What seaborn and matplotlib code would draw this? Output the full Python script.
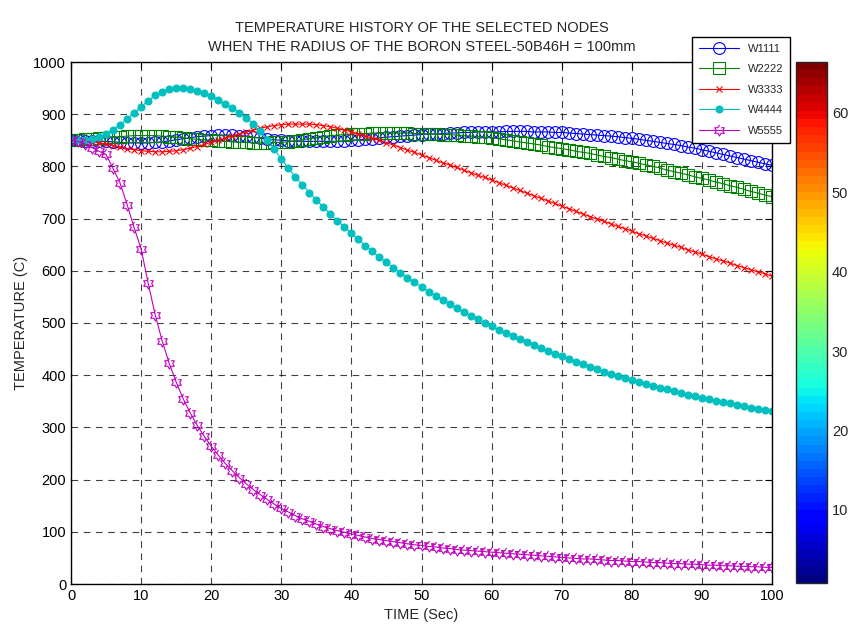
import numpy as np
import pandas as pd
import matplotlib
matplotlib.use("Agg")
import matplotlib.pyplot as plt
import seaborn as sns
from matplotlib.path import Path
from matplotlib.cm import ScalarMappable
from matplotlib.colors import Normalize

# Dados (temperatura em C a cada 1 s)
tempo = list(range(0, 101))

w1111 = [850, 850, 849, 849, 848, 848, 847, 846, 845, 845,
         845, 845, 846, 847, 849, 851, 853, 855, 857, 858,
         859, 860, 860, 860, 859, 858, 856, 854, 852, 851,
         850, 849, 848, 848, 848, 848, 848, 848, 848, 849,
         850, 851, 852, 853, 855, 856, 857, 858, 859, 860,
         861, 862, 862, 863, 864, 864, 865, 865, 866, 866,
         866, 866, 867, 867, 867, 867, 866, 866, 866, 865,
         865, 864, 863, 862, 861, 860, 859, 858, 857, 855,
         854, 852, 850, 848, 846, 844, 842, 840, 837, 835,
         832, 829, 826, 823, 820, 817, 814, 811, 808, 805, 802]

w2222 = [850, 851, 852, 853, 854, 855, 856, 857, 858, 859,
         859, 859, 859, 858, 857, 856, 855, 853, 852, 851,
         850, 849, 848, 847, 846, 846, 845, 845, 845, 846,
         846, 847, 849, 851, 853, 855, 857, 859, 860, 861,
         862, 863, 863, 864, 864, 864, 864, 864, 864, 863,
         863, 862, 862, 861, 861, 860, 859, 858, 857, 856,
         855, 853, 851, 849, 847, 845, 843, 841, 838, 836,
         834, 832, 829, 827, 825, 822, 819, 817, 814, 811,
         809, 806, 803, 800, 797, 793, 790, 787, 784, 780,
         777, 774, 770, 767, 763, 760, 756, 752, 749, 745, 742]

w3333 = [850, 849, 848, 847, 845, 843, 840, 837, 834, 832,
         830, 829, 828, 828, 829, 830, 832, 835, 838, 842,
         846, 850, 854, 858, 862, 866, 870, 873, 876, 878,
         880, 881, 881, 881, 881, 880, 878, 876, 873, 870,
         866, 862, 858, 854, 850, 845, 841, 836, 831, 827,
         822, 817, 812, 807, 803, 798, 793, 788, 783, 779,
         774, 769, 764, 759, 754, 749, 744, 739, 734, 729,
         724, 719, 714, 709, 704, 699, 695, 690, 685, 681,
         676, 671, 667, 662, 658, 653, 649, 645, 640, 636,
         632, 627, 623, 619, 615, 610, 606, 602, 598, 594, 590]

w4444 = [850, 850, 851, 853, 856, 862, 870, 880, 891, 903,
         914, 926, 936, 943, 948, 950, 950, 948, 945, 941,
         935, 928, 920, 912, 903, 893, 881, 867, 851, 833,
         814, 797, 780, 765, 750, 736, 722, 709, 696, 684,
         672, 660, 648, 637, 626, 616, 606, 596, 587, 578,
         569, 560, 552, 544, 536, 528, 521, 514, 507, 500,
         494, 487, 481, 475, 469, 463, 457, 452, 446, 441,
         436, 431, 426, 421, 416, 412, 407, 403, 399, 395,
         391, 387, 383, 380, 376, 373, 369, 366, 363, 360,
         357, 354, 351, 348, 346, 343, 341, 338, 336, 334, 332]

w5555 = [850, 848, 843, 836, 829, 823, 796, 768, 727, 683,
         642, 577, 516, 466, 423, 387, 355, 328, 304, 283,
         264, 247, 231, 217, 204, 192, 181, 171, 162, 153,
         145, 138, 131, 125, 120, 115, 110, 106, 102, 99,
         96, 93, 90, 87, 85, 83, 81, 79, 77, 75,
         74, 72, 71, 69, 68, 66, 65, 64, 63, 62,
         61, 60, 59, 58, 57, 56, 55, 54, 53, 52,
         51, 50, 49, 48, 48, 47, 46, 45, 45, 44,
         43, 43, 42, 41, 41, 40, 39, 39, 38, 38,
         37, 36, 36, 35, 35, 34, 34, 33, 33, 32, 32]

nomes = ['W1111', 'W2222', 'W3333', 'W4444', 'W5555']
series = [w1111, w2222, w3333, w4444, w5555]

# estilo tipo MATLAB
sns.set_style('white')
plt.rcParams['font.family'] = ['Liberation Sans', 'DejaVu Sans']

# marcador hexagrama (estrela de seis pontas)
ang = np.deg2rad(np.arange(12) * 30 + 90)
raio = np.where(np.arange(12) % 2 == 0, 1.0, 0.577)
hexa = Path(np.column_stack([raio * np.cos(ang), raio * np.sin(ang)]))

estilos = {
    'W1111': dict(color=(0, 0, 1), marker='o', markersize=8.5, markerfacecolor='none'),
    'W2222': dict(color=(0, 0.5, 0), marker='s', markersize=9, markerfacecolor='none'),
    'W3333': dict(color=(1, 0, 0), marker='x', markersize=4.5),
    'W4444': dict(color=(0, 0.75, 0.75), marker='o', markersize=5),
    'W5555': dict(color=(0.75, 0, 0.75), marker=hexa, markersize=8, markerfacecolor='none'),
}

fig = plt.figure(figsize=(8.48, 6.29), dpi=100)
ax = fig.add_axes([71 / 848, 45 / 629, 701 / 848, 522 / 629])

for nome, vals in zip(nomes, series):
    df = pd.DataFrame({'t': tempo, 'T': vals})
    est = estilos[nome]
    sns.lineplot(data=df, x='t', y='T', ax=ax, label=nome, color=est['color'],
                 marker=est['marker'], markersize=est['markersize'],
                 markerfacecolor=est.get('markerfacecolor', est['color']),
                 markeredgecolor=est['color'], markeredgewidth=0.8,
                 linewidth=0.8)

ax.set_xlim(0, 100)
ax.set_ylim(0, 1000)
ax.set_xticks(range(0, 101, 10))
ax.set_yticks(range(0, 1001, 100))
ax.tick_params(direction='in', top=True, right=True, length=5, labelsize=10.5,
               colors='black')
ax.grid(True, color='black', linestyle=(0, (6, 5)), linewidth=0.8, alpha=0.75)
for s in ax.spines.values():
    s.set_color('black')
    s.set_linewidth(1)

ax.set_xlabel('TIME (Sec)', fontsize=10.5, labelpad=4)
ax.set_ylabel('TEMPERATURE (C)', fontsize=10.5, labelpad=4)
ax.set_title('TEMPERATURE HISTORY OF THE SELECTED NODES\n'
             'WHEN THE RADIUS OF THE BORON STEEL-50B46H = 100mm',
             fontsize=10.5, linespacing=1.4, pad=8)

leg = ax.legend(loc='upper left', bbox_to_anchor=(692 / 848, 1 - 37 / 629),
                bbox_transform=fig.transFigure, fontsize=8, handlelength=3.6,
                labelspacing=0.95, borderpad=0.6, fancybox=False,
                framealpha=1, edgecolor='black', borderaxespad=0)
leg.get_frame().set_linewidth(1)

# barra de cores (jet, 64 níveis)
cax = fig.add_axes([796 / 848, 46 / 629, 31 / 848, 521 / 629])
sm = ScalarMappable(norm=Normalize(0.8, 66.4), cmap=plt.get_cmap('jet', 64))
cb = fig.colorbar(sm, cax=cax, ticks=range(10, 61, 10))
cb.outline.set_linewidth(1)
cax.tick_params(direction='in', left=True, right=True, length=4, labelsize=10.5)

fig.savefig('out.png', dpi=100, facecolor='white')
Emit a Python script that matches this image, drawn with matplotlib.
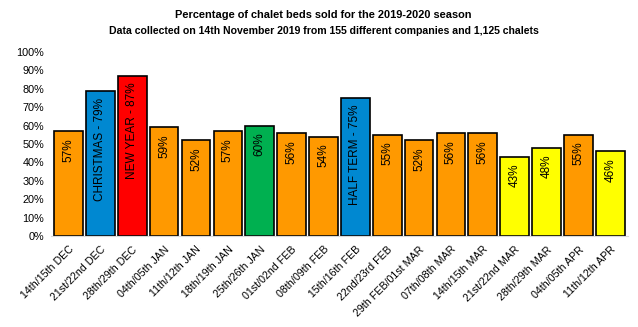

************

▶ **JOB**: Extract all the data above exactly, excluding every picture.

▶ **FULL OUTPUT**:
What seaborn and matplotlib code would draw this? Output the full Python script.
import numpy as np
import pandas as pd
import matplotlib
matplotlib.use("Agg")
import matplotlib.pyplot as plt
import seaborn as sns
from matplotlib.path import Path
from matplotlib.cm import ScalarMappable
from matplotlib.colors import Normalize

# Dados (temperatura em C a cada 1 s)
tempo = list(range(0, 101))

w1111 = [850, 850, 849, 849, 848, 848, 847, 846, 845, 845,
         845, 845, 846, 847, 849, 851, 853, 855, 857, 858,
         859, 860, 860, 860, 859, 858, 856, 854, 852, 851,
         850, 849, 848, 848, 848, 848, 848, 848, 848, 849,
         850, 851, 852, 853, 855, 856, 857, 858, 859, 860,
         861, 862, 862, 863, 864, 864, 865, 865, 866, 866,
         866, 866, 867, 867, 867, 867, 866, 866, 866, 865,
         865, 864, 863, 862, 861, 860, 859, 858, 857, 855,
         854, 852, 850, 848, 846, 844, 842, 840, 837, 835,
         832, 829, 826, 823, 820, 817, 814, 811, 808, 805, 802]

w2222 = [850, 851, 852, 853, 854, 855, 856, 857, 858, 859,
         859, 859, 859, 858, 857, 856, 855, 853, 852, 851,
         850, 849, 848, 847, 846, 846, 845, 845, 845, 846,
         846, 847, 849, 851, 853, 855, 857, 859, 860, 861,
         862, 863, 863, 864, 864, 864, 864, 864, 864, 863,
         863, 862, 862, 861, 861, 860, 859, 858, 857, 856,
         855, 853, 851, 849, 847, 845, 843, 841, 838, 836,
         834, 832, 829, 827, 825, 822, 819, 817, 814, 811,
         809, 806, 803, 800, 797, 793, 790, 787, 784, 780,
         777, 774, 770, 767, 763, 760, 756, 752, 749, 745, 742]

w3333 = [850, 849, 848, 847, 845, 843, 840, 837, 834, 832,
         830, 829, 828, 828, 829, 830, 832, 835, 838, 842,
         846, 850, 854, 858, 862, 866, 870, 873, 876, 878,
         880, 881, 881, 881, 881, 880, 878, 876, 873, 870,
         866, 862, 858, 854, 850, 845, 841, 836, 831, 827,
         822, 817, 812, 807, 803, 798, 793, 788, 783, 779,
         774, 769, 764, 759, 754, 749, 744, 739, 734, 729,
         724, 719, 714, 709, 704, 699, 695, 690, 685, 681,
         676, 671, 667, 662, 658, 653, 649, 645, 640, 636,
         632, 627, 623, 619, 615, 610, 606, 602, 598, 594, 590]

w4444 = [850, 850, 851, 853, 856, 862, 870, 880, 891, 903,
         914, 926, 936, 943, 948, 950, 950, 948, 945, 941,
         935, 928, 920, 912, 903, 893, 881, 867, 851, 833,
         814, 797, 780, 765, 750, 736, 722, 709, 696, 684,
         672, 660, 648, 637, 626, 616, 606, 596, 587, 578,
         569, 560, 552, 544, 536, 528, 521, 514, 507, 500,
         494, 487, 481, 475, 469, 463, 457, 452, 446, 441,
         436, 431, 426, 421, 416, 412, 407, 403, 399, 395,
         391, 387, 383, 380, 376, 373, 369, 366, 363, 360,
         357, 354, 351, 348, 346, 343, 341, 338, 336, 334, 332]

w5555 = [850, 848, 843, 836, 829, 823, 796, 768, 727, 683,
         642, 577, 516, 466, 423, 387, 355, 328, 304, 283,
         264, 247, 231, 217, 204, 192, 181, 171, 162, 153,
         145, 138, 131, 125, 120, 115, 110, 106, 102, 99,
         96, 93, 90, 87, 85, 83, 81, 79, 77, 75,
         74, 72, 71, 69, 68, 66, 65, 64, 63, 62,
         61, 60, 59, 58, 57, 56, 55, 54, 53, 52,
         51, 50, 49, 48, 48, 47, 46, 45, 45, 44,
         43, 43, 42, 41, 41, 40, 39, 39, 38, 38,
         37, 36, 36, 35, 35, 34, 34, 33, 33, 32, 32]

nomes = ['W1111', 'W2222', 'W3333', 'W4444', 'W5555']
series = [w1111, w2222, w3333, w4444, w5555]

# estilo tipo MATLAB
sns.set_style('white')
plt.rcParams['font.family'] = ['Liberation Sans', 'DejaVu Sans']

# marcador hexagrama (estrela de seis pontas)
ang = np.deg2rad(np.arange(12) * 30 + 90)
raio = np.where(np.arange(12) % 2 == 0, 1.0, 0.577)
hexa = Path(np.column_stack([raio * np.cos(ang), raio * np.sin(ang)]))

estilos = {
    'W1111': dict(color=(0, 0, 1), marker='o', markersize=8.5, markerfacecolor='none'),
    'W2222': dict(color=(0, 0.5, 0), marker='s', markersize=9, markerfacecolor='none'),
    'W3333': dict(color=(1, 0, 0), marker='x', markersize=4.5),
    'W4444': dict(color=(0, 0.75, 0.75), marker='o', markersize=5),
    'W5555': dict(color=(0.75, 0, 0.75), marker=hexa, markersize=8, markerfacecolor='none'),
}

fig = plt.figure(figsize=(8.48, 6.29), dpi=100)
ax = fig.add_axes([71 / 848, 45 / 629, 701 / 848, 522 / 629])

for nome, vals in zip(nomes, series):
    df = pd.DataFrame({'t': tempo, 'T': vals})
    est = estilos[nome]
    sns.lineplot(data=df, x='t', y='T', ax=ax, label=nome, color=est['color'],
                 marker=est['marker'], markersize=est['markersize'],
                 markerfacecolor=est.get('markerfacecolor', est['color']),
                 markeredgecolor=est['color'], markeredgewidth=0.8,
                 linewidth=0.8)

ax.set_xlim(0, 100)
ax.set_ylim(0, 1000)
ax.set_xticks(range(0, 101, 10))
ax.set_yticks(range(0, 1001, 100))
ax.tick_params(direction='in', top=True, right=True, length=5, labelsize=10.5,
               colors='black')
ax.grid(True, color='black', linestyle=(0, (6, 5)), linewidth=0.8, alpha=0.75)
for s in ax.spines.values():
    s.set_color('black')
    s.set_linewidth(1)

ax.set_xlabel('TIME (Sec)', fontsize=10.5, labelpad=4)
ax.set_ylabel('TEMPERATURE (C)', fontsize=10.5, labelpad=4)
ax.set_title('TEMPERATURE HISTORY OF THE SELECTED NODES\n'
             'WHEN THE RADIUS OF THE BORON STEEL-50B46H = 100mm',
             fontsize=10.5, linespacing=1.4, pad=8)

leg = ax.legend(loc='upper left', bbox_to_anchor=(692 / 848, 1 - 37 / 629),
                bbox_transform=fig.transFigure, fontsize=8, handlelength=3.6,
                labelspacing=0.95, borderpad=0.6, fancybox=False,
                framealpha=1, edgecolor='black', borderaxespad=0)
leg.get_frame().set_linewidth(1)

# barra de cores (jet, 64 níveis)
cax = fig.add_axes([796 / 848, 46 / 629, 31 / 848, 521 / 629])
sm = ScalarMappable(norm=Normalize(0.8, 66.4), cmap=plt.get_cmap('jet', 64))
cb = fig.colorbar(sm, cax=cax, ticks=range(10, 61, 10))
cb.outline.set_linewidth(1)
cax.tick_params(direction='in', left=True, right=True, length=4, labelsize=10.5)

fig.savefig('out.png', dpi=100, facecolor='white')
Emit a Python script that matches this image, drawn with matplotlib.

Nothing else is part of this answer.